§ The exercise
Repeat the data verbatim.

§ Data provided
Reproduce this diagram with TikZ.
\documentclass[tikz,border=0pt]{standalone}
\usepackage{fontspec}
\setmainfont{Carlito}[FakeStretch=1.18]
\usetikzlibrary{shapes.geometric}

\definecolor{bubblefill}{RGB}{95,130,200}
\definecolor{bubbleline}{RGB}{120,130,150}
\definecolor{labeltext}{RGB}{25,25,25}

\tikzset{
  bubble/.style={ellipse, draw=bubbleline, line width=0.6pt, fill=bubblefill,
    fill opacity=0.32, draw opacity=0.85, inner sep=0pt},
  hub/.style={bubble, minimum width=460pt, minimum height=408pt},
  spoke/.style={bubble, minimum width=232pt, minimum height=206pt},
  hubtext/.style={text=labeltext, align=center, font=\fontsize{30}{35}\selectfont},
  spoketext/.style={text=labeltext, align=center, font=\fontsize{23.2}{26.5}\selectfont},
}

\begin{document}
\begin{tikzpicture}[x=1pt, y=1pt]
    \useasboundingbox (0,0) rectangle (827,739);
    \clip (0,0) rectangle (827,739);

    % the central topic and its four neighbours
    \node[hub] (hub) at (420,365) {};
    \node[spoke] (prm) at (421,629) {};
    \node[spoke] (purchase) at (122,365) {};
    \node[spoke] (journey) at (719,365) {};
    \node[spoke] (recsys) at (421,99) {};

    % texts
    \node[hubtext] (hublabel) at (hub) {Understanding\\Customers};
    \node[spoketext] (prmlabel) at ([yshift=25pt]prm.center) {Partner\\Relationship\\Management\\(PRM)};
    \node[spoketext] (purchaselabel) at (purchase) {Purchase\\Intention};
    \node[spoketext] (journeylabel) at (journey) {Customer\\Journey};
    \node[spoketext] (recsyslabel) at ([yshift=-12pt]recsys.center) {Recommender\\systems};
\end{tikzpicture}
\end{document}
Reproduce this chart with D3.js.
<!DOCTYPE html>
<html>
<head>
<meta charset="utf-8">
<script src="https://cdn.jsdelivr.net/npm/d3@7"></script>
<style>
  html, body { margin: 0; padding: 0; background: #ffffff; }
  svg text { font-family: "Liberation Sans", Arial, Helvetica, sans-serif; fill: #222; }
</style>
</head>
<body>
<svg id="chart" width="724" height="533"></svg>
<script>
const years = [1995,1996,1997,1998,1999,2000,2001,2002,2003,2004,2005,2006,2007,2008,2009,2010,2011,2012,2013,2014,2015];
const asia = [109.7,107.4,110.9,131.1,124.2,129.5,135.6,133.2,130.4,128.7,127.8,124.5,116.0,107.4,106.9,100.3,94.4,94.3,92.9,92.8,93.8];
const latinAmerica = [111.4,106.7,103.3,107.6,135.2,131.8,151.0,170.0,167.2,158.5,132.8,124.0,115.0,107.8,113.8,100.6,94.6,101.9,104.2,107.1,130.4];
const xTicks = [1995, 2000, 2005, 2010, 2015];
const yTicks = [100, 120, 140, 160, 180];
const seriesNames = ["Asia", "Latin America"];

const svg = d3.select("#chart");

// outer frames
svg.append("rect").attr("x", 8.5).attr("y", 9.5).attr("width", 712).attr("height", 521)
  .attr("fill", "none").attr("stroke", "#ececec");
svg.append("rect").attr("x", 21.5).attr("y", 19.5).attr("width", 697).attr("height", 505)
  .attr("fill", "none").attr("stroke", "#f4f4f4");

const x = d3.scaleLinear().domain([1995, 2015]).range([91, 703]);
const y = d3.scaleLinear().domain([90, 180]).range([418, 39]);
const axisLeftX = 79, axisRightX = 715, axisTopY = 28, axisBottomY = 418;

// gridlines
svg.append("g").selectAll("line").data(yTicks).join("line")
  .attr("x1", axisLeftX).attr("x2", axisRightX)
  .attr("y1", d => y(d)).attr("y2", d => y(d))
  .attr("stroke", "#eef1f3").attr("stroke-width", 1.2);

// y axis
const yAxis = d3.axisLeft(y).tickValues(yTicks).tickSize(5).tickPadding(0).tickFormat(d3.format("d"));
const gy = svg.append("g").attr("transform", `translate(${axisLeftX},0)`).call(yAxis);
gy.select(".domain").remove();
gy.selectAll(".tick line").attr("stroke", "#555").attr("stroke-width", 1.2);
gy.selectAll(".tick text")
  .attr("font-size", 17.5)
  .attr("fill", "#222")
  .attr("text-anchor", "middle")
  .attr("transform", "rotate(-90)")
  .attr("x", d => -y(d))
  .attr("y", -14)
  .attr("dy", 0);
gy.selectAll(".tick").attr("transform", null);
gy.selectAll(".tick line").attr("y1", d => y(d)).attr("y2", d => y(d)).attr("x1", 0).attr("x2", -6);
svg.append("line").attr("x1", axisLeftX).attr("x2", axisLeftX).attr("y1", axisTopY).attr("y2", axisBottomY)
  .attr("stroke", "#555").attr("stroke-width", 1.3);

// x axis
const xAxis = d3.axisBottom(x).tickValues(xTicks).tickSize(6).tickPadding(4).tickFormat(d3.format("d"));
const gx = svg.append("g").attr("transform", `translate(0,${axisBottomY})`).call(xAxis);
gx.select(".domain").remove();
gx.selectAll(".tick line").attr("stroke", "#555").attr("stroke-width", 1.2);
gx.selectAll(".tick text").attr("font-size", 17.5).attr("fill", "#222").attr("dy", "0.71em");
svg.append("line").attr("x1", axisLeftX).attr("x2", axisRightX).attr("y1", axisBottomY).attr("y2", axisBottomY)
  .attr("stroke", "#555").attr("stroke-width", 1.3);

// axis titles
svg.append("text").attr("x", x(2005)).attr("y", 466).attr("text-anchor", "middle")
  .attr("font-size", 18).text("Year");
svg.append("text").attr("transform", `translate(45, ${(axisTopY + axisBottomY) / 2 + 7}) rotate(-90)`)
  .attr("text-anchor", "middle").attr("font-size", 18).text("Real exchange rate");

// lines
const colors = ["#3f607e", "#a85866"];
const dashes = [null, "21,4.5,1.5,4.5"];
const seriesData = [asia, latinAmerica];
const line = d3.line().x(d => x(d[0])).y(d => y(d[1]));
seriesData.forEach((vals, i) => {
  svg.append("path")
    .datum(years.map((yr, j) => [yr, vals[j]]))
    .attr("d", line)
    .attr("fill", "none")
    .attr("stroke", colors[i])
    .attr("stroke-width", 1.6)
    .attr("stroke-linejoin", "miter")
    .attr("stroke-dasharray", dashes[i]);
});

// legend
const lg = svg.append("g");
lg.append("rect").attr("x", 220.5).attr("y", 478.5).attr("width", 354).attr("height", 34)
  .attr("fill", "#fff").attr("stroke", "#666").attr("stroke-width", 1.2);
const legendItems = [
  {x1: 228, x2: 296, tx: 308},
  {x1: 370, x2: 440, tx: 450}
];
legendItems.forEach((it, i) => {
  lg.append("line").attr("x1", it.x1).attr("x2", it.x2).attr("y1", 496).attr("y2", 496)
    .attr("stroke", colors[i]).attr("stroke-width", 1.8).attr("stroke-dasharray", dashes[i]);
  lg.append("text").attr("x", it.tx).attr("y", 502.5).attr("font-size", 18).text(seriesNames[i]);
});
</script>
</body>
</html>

§ Answer for this exercise
Reproduce this diagram with TikZ.
\documentclass[tikz,border=0pt]{standalone}
\usepackage{fontspec}
\setmainfont{Carlito}[FakeStretch=1.18]
\usetikzlibrary{shapes.geometric}

\definecolor{bubblefill}{RGB}{95,130,200}
\definecolor{bubbleline}{RGB}{120,130,150}
\definecolor{labeltext}{RGB}{25,25,25}

\tikzset{
  bubble/.style={ellipse, draw=bubbleline, line width=0.6pt, fill=bubblefill,
    fill opacity=0.32, draw opacity=0.85, inner sep=0pt},
  hub/.style={bubble, minimum width=460pt, minimum height=408pt},
  spoke/.style={bubble, minimum width=232pt, minimum height=206pt},
  hubtext/.style={text=labeltext, align=center, font=\fontsize{30}{35}\selectfont},
  spoketext/.style={text=labeltext, align=center, font=\fontsize{23.2}{26.5}\selectfont},
}

\begin{document}
\begin{tikzpicture}[x=1pt, y=1pt]
    \useasboundingbox (0,0) rectangle (827,739);
    \clip (0,0) rectangle (827,739);

    % the central topic and its four neighbours
    \node[hub] (hub) at (420,365) {};
    \node[spoke] (prm) at (421,629) {};
    \node[spoke] (purchase) at (122,365) {};
    \node[spoke] (journey) at (719,365) {};
    \node[spoke] (recsys) at (421,99) {};

    % texts
    \node[hubtext] (hublabel) at (hub) {Understanding\\Customers};
    \node[spoketext] (prmlabel) at ([yshift=25pt]prm.center) {Partner\\Relationship\\Management\\(PRM)};
    \node[spoketext] (purchaselabel) at (purchase) {Purchase\\Intention};
    \node[spoketext] (journeylabel) at (journey) {Customer\\Journey};
    \node[spoketext] (recsyslabel) at ([yshift=-12pt]recsys.center) {Recommender\\systems};
\end{tikzpicture}
\end{document}
Reproduce this chart with D3.js.
<!DOCTYPE html>
<html>
<head>
<meta charset="utf-8">
<script src="https://cdn.jsdelivr.net/npm/d3@7"></script>
<style>
  html, body { margin: 0; padding: 0; background: #ffffff; }
  svg text { font-family: "Liberation Sans", Arial, Helvetica, sans-serif; fill: #222; }
</style>
</head>
<body>
<svg id="chart" width="724" height="533"></svg>
<script>
const years = [1995,1996,1997,1998,1999,2000,2001,2002,2003,2004,2005,2006,2007,2008,2009,2010,2011,2012,2013,2014,2015];
const asia = [109.7,107.4,110.9,131.1,124.2,129.5,135.6,133.2,130.4,128.7,127.8,124.5,116.0,107.4,106.9,100.3,94.4,94.3,92.9,92.8,93.8];
const latinAmerica = [111.4,106.7,103.3,107.6,135.2,131.8,151.0,170.0,167.2,158.5,132.8,124.0,115.0,107.8,113.8,100.6,94.6,101.9,104.2,107.1,130.4];
const xTicks = [1995, 2000, 2005, 2010, 2015];
const yTicks = [100, 120, 140, 160, 180];
const seriesNames = ["Asia", "Latin America"];

const svg = d3.select("#chart");

// outer frames
svg.append("rect").attr("x", 8.5).attr("y", 9.5).attr("width", 712).attr("height", 521)
  .attr("fill", "none").attr("stroke", "#ececec");
svg.append("rect").attr("x", 21.5).attr("y", 19.5).attr("width", 697).attr("height", 505)
  .attr("fill", "none").attr("stroke", "#f4f4f4");

const x = d3.scaleLinear().domain([1995, 2015]).range([91, 703]);
const y = d3.scaleLinear().domain([90, 180]).range([418, 39]);
const axisLeftX = 79, axisRightX = 715, axisTopY = 28, axisBottomY = 418;

// gridlines
svg.append("g").selectAll("line").data(yTicks).join("line")
  .attr("x1", axisLeftX).attr("x2", axisRightX)
  .attr("y1", d => y(d)).attr("y2", d => y(d))
  .attr("stroke", "#eef1f3").attr("stroke-width", 1.2);

// y axis
const yAxis = d3.axisLeft(y).tickValues(yTicks).tickSize(5).tickPadding(0).tickFormat(d3.format("d"));
const gy = svg.append("g").attr("transform", `translate(${axisLeftX},0)`).call(yAxis);
gy.select(".domain").remove();
gy.selectAll(".tick line").attr("stroke", "#555").attr("stroke-width", 1.2);
gy.selectAll(".tick text")
  .attr("font-size", 17.5)
  .attr("fill", "#222")
  .attr("text-anchor", "middle")
  .attr("transform", "rotate(-90)")
  .attr("x", d => -y(d))
  .attr("y", -14)
  .attr("dy", 0);
gy.selectAll(".tick").attr("transform", null);
gy.selectAll(".tick line").attr("y1", d => y(d)).attr("y2", d => y(d)).attr("x1", 0).attr("x2", -6);
svg.append("line").attr("x1", axisLeftX).attr("x2", axisLeftX).attr("y1", axisTopY).attr("y2", axisBottomY)
  .attr("stroke", "#555").attr("stroke-width", 1.3);

// x axis
const xAxis = d3.axisBottom(x).tickValues(xTicks).tickSize(6).tickPadding(4).tickFormat(d3.format("d"));
const gx = svg.append("g").attr("transform", `translate(0,${axisBottomY})`).call(xAxis);
gx.select(".domain").remove();
gx.selectAll(".tick line").attr("stroke", "#555").attr("stroke-width", 1.2);
gx.selectAll(".tick text").attr("font-size", 17.5).attr("fill", "#222").attr("dy", "0.71em");
svg.append("line").attr("x1", axisLeftX).attr("x2", axisRightX).attr("y1", axisBottomY).attr("y2", axisBottomY)
  .attr("stroke", "#555").attr("stroke-width", 1.3);

// axis titles
svg.append("text").attr("x", x(2005)).attr("y", 466).attr("text-anchor", "middle")
  .attr("font-size", 18).text("Year");
svg.append("text").attr("transform", `translate(45, ${(axisTopY + axisBottomY) / 2 + 7}) rotate(-90)`)
  .attr("text-anchor", "middle").attr("font-size", 18).text("Real exchange rate");

// lines
const colors = ["#3f607e", "#a85866"];
const dashes = [null, "21,4.5,1.5,4.5"];
const seriesData = [asia, latinAmerica];
const line = d3.line().x(d => x(d[0])).y(d => y(d[1]));
seriesData.forEach((vals, i) => {
  svg.append("path")
    .datum(years.map((yr, j) => [yr, vals[j]]))
    .attr("d", line)
    .attr("fill", "none")
    .attr("stroke", colors[i])
    .attr("stroke-width", 1.6)
    .attr("stroke-linejoin", "miter")
    .attr("stroke-dasharray", dashes[i]);
});

// legend
const lg = svg.append("g");
lg.append("rect").attr("x", 220.5).attr("y", 478.5).attr("width", 354).attr("height", 34)
  .attr("fill", "#fff").attr("stroke", "#666").attr("stroke-width", 1.2);
const legendItems = [
  {x1: 228, x2: 296, tx: 308},
  {x1: 370, x2: 440, tx: 450}
];
legendItems.forEach((it, i) => {
  lg.append("line").attr("x1", it.x1).attr("x2", it.x2).attr("y1", 496).attr("y2", 496)
    .attr("stroke", colors[i]).attr("stroke-width", 1.8).attr("stroke-dasharray", dashes[i]);
  lg.append("text").attr("x", it.tx).attr("y", 502.5).attr("font-size", 18).text(seriesNames[i]);
});
</script>
</body>
</html>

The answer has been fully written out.